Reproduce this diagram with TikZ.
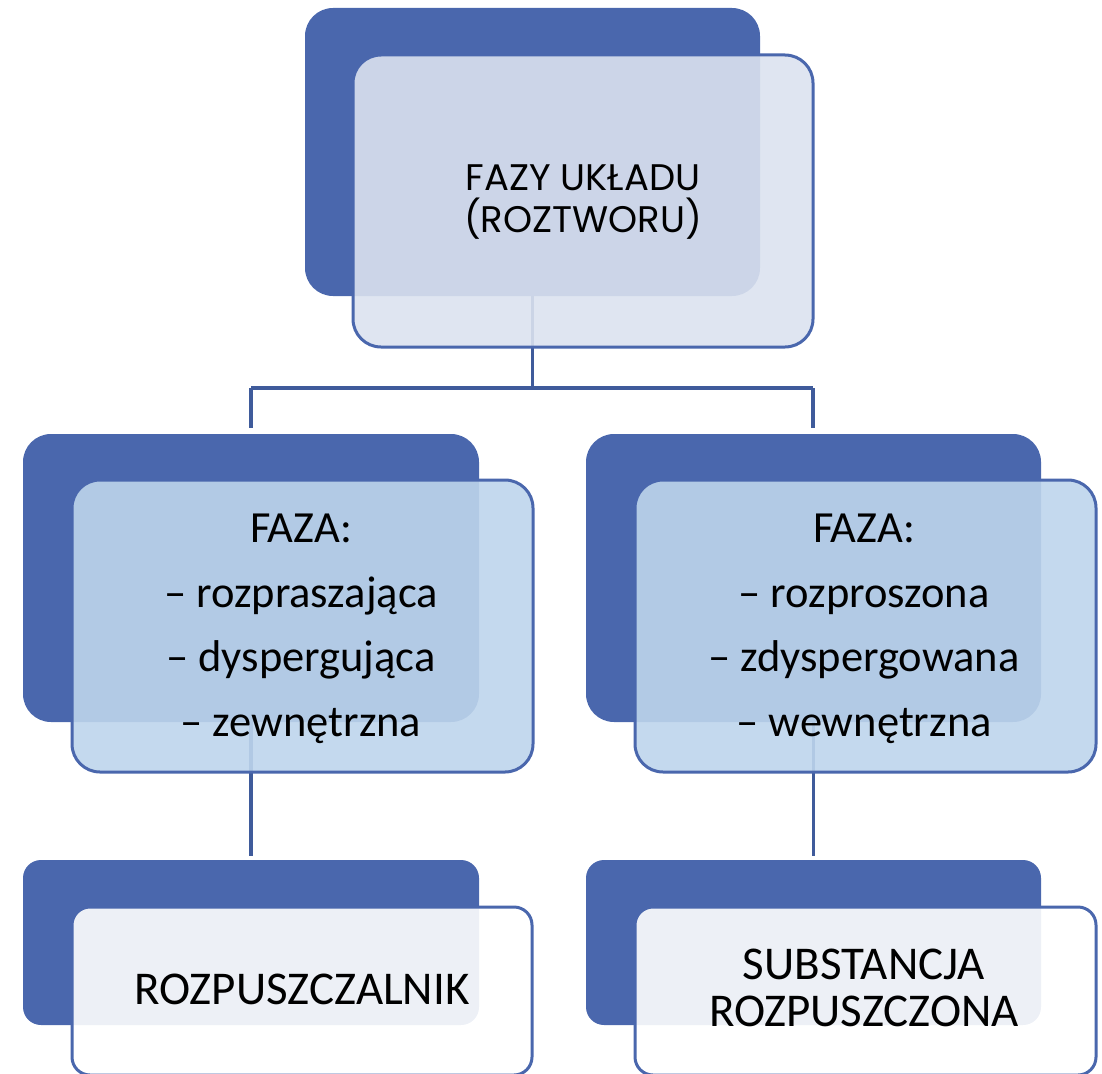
\documentclass[tikz,border=0pt]{standalone}
\usepackage{fontspec}
\setmainfont{Carlito}
\newfontfamily\headfont{Poppins}
\definecolor{dkblue}{HTML}{4A67AD}
\definecolor{lnblue}{HTML}{3F5B9B}
\definecolor{topfill}{HTML}{DBE2EF}
\definecolor{midfill}{HTML}{BED5EC}
\definecolor{lowfill}{HTML}{FFFFFF}
\begin{document}
\begin{tikzpicture}[x=1pt,y=-1pt,
  backbox/.style={fill=dkblue, draw=none, rounded corners=#1, inner sep=0pt,
    outer sep=0pt, anchor=north west},
  frontbox/.style={draw=dkblue, line width=3pt, rounded corners=#1, inner sep=0pt,
    outer sep=0pt, anchor=north west, fill opacity=0.9},
  label/.style={align=center, inner sep=0pt, text=black, anchor=base},
  link/.style={draw=lnblue, line width=3.5pt}
]
\useasboundingbox (0,0) rectangle (1102,1073);

% junction points of the tree
\coordinate (jn) at (532.5,388);
\coordinate (jl) at (251,388);
\coordinate (jr) at (813,388);

% rear cards
\node[backbox=28pt, minimum width=455pt, minimum height=288pt] (topB) at (305,8) {};
\node[backbox=28pt, minimum width=456pt, minimum height=288pt] (midLB) at (23,434) {};
\node[backbox=28pt, minimum width=455pt, minimum height=288pt] (midRB) at (586,434) {};
\node[backbox=18pt, minimum width=456pt, minimum height=165pt] (lowLB) at (23,860) {};
\node[backbox=18pt, minimum width=455pt, minimum height=165pt] (lowRB) at (586,860) {};

% connectors, under the translucent front cards
\draw[link] (topB.south) -- (jn);
\draw[link] (jl) -- (jr);
\draw[link, shorten >=6pt] (jl) -- (jl |- midLB.north);
\draw[link, shorten >=6pt] (jr) -- (jr |- midRB.north);
\draw[link, shorten >=4pt] (midLB.south) -- (lowLB.north);
\draw[link, shorten >=4pt] (midRB.south) -- (lowRB.north);

% front cards
\node[frontbox=28pt, fill=topfill, minimum width=460pt, minimum height=292pt] (topF) at (353,55) {};
\node[frontbox=28pt, fill=midfill, minimum width=461pt, minimum height=292pt] (midLF) at (72,480) {};
\node[frontbox=28pt, fill=midfill, minimum width=461pt, minimum height=292pt] (midRF) at (635,480) {};
\node[frontbox=18pt, fill=lowfill, minimum width=460pt, minimum height=168pt] (lowLF) at (72,907) {};
\node[frontbox=18pt, fill=lowfill, minimum width=461pt, minimum height=168pt] (lowRF) at (635,907) {};

% texts (anchored at the baseline of the last line)
\node[label, font=\headfont\fontsize{37}{42}\selectfont] (topT) at (583,232)
  {FAZY UKŁADU\\(ROZTWORU)};
\node[label, font=\fontsize{44.5}{64.5}\selectfont] (midLT) at (301,736)
  {FAZA:\\– rozpraszająca\\– dyspergująca\\– zewnętrzna};
\node[label, font=\fontsize{44.5}{64.5}\selectfont] (midRT) at (864,736)
  {FAZA:\\– rozproszona\\– zdyspergowana\\– wewnętrzna};
\node[label, font=\fontsize{47}{47}\selectfont] (lowLT) at (302,1004)
  {ROZPUSZCZALNIK};
\node[label, font=\fontsize{47}{47}\selectfont] (lowRT) at (864,1026)
  {SUBSTANCJA\\ROZPUSZCZONA};
\end{tikzpicture}
\end{document}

◆ **WHAT THE EXERCISE ASKS**: The pictures should not be reproduced; quote all of the other material exactly.

◆ **CORRECT RESULT**:
Reproduce this diagram with TikZ.
\documentclass[tikz,border=0pt]{standalone}
\usepackage{fontspec}
\setmainfont{Carlito}
\newfontfamily\headfont{Poppins}
\definecolor{dkblue}{HTML}{4A67AD}
\definecolor{lnblue}{HTML}{3F5B9B}
\definecolor{topfill}{HTML}{DBE2EF}
\definecolor{midfill}{HTML}{BED5EC}
\definecolor{lowfill}{HTML}{FFFFFF}
\begin{document}
\begin{tikzpicture}[x=1pt,y=-1pt,
  backbox/.style={fill=dkblue, draw=none, rounded corners=#1, inner sep=0pt,
    outer sep=0pt, anchor=north west},
  frontbox/.style={draw=dkblue, line width=3pt, rounded corners=#1, inner sep=0pt,
    outer sep=0pt, anchor=north west, fill opacity=0.9},
  label/.style={align=center, inner sep=0pt, text=black, anchor=base},
  link/.style={draw=lnblue, line width=3.5pt}
]
\useasboundingbox (0,0) rectangle (1102,1073);

% junction points of the tree
\coordinate (jn) at (532.5,388);
\coordinate (jl) at (251,388);
\coordinate (jr) at (813,388);

% rear cards
\node[backbox=28pt, minimum width=455pt, minimum height=288pt] (topB) at (305,8) {};
\node[backbox=28pt, minimum width=456pt, minimum height=288pt] (midLB) at (23,434) {};
\node[backbox=28pt, minimum width=455pt, minimum height=288pt] (midRB) at (586,434) {};
\node[backbox=18pt, minimum width=456pt, minimum height=165pt] (lowLB) at (23,860) {};
\node[backbox=18pt, minimum width=455pt, minimum height=165pt] (lowRB) at (586,860) {};

% connectors, under the translucent front cards
\draw[link] (topB.south) -- (jn);
\draw[link] (jl) -- (jr);
\draw[link, shorten >=6pt] (jl) -- (jl |- midLB.north);
\draw[link, shorten >=6pt] (jr) -- (jr |- midRB.north);
\draw[link, shorten >=4pt] (midLB.south) -- (lowLB.north);
\draw[link, shorten >=4pt] (midRB.south) -- (lowRB.north);

% front cards
\node[frontbox=28pt, fill=topfill, minimum width=460pt, minimum height=292pt] (topF) at (353,55) {};
\node[frontbox=28pt, fill=midfill, minimum width=461pt, minimum height=292pt] (midLF) at (72,480) {};
\node[frontbox=28pt, fill=midfill, minimum width=461pt, minimum height=292pt] (midRF) at (635,480) {};
\node[frontbox=18pt, fill=lowfill, minimum width=460pt, minimum height=168pt] (lowLF) at (72,907) {};
\node[frontbox=18pt, fill=lowfill, minimum width=461pt, minimum height=168pt] (lowRF) at (635,907) {};

% texts (anchored at the baseline of the last line)
\node[label, font=\headfont\fontsize{37}{42}\selectfont] (topT) at (583,232)
  {FAZY UKŁADU\\(ROZTWORU)};
\node[label, font=\fontsize{44.5}{64.5}\selectfont] (midLT) at (301,736)
  {FAZA:\\– rozpraszająca\\– dyspergująca\\– zewnętrzna};
\node[label, font=\fontsize{44.5}{64.5}\selectfont] (midRT) at (864,736)
  {FAZA:\\– rozproszona\\– zdyspergowana\\– wewnętrzna};
\node[label, font=\fontsize{47}{47}\selectfont] (lowLT) at (302,1004)
  {ROZPUSZCZALNIK};
\node[label, font=\fontsize{47}{47}\selectfont] (lowRT) at (864,1026)
  {SUBSTANCJA\\ROZPUSZCZONA};
\end{tikzpicture}
\end{document}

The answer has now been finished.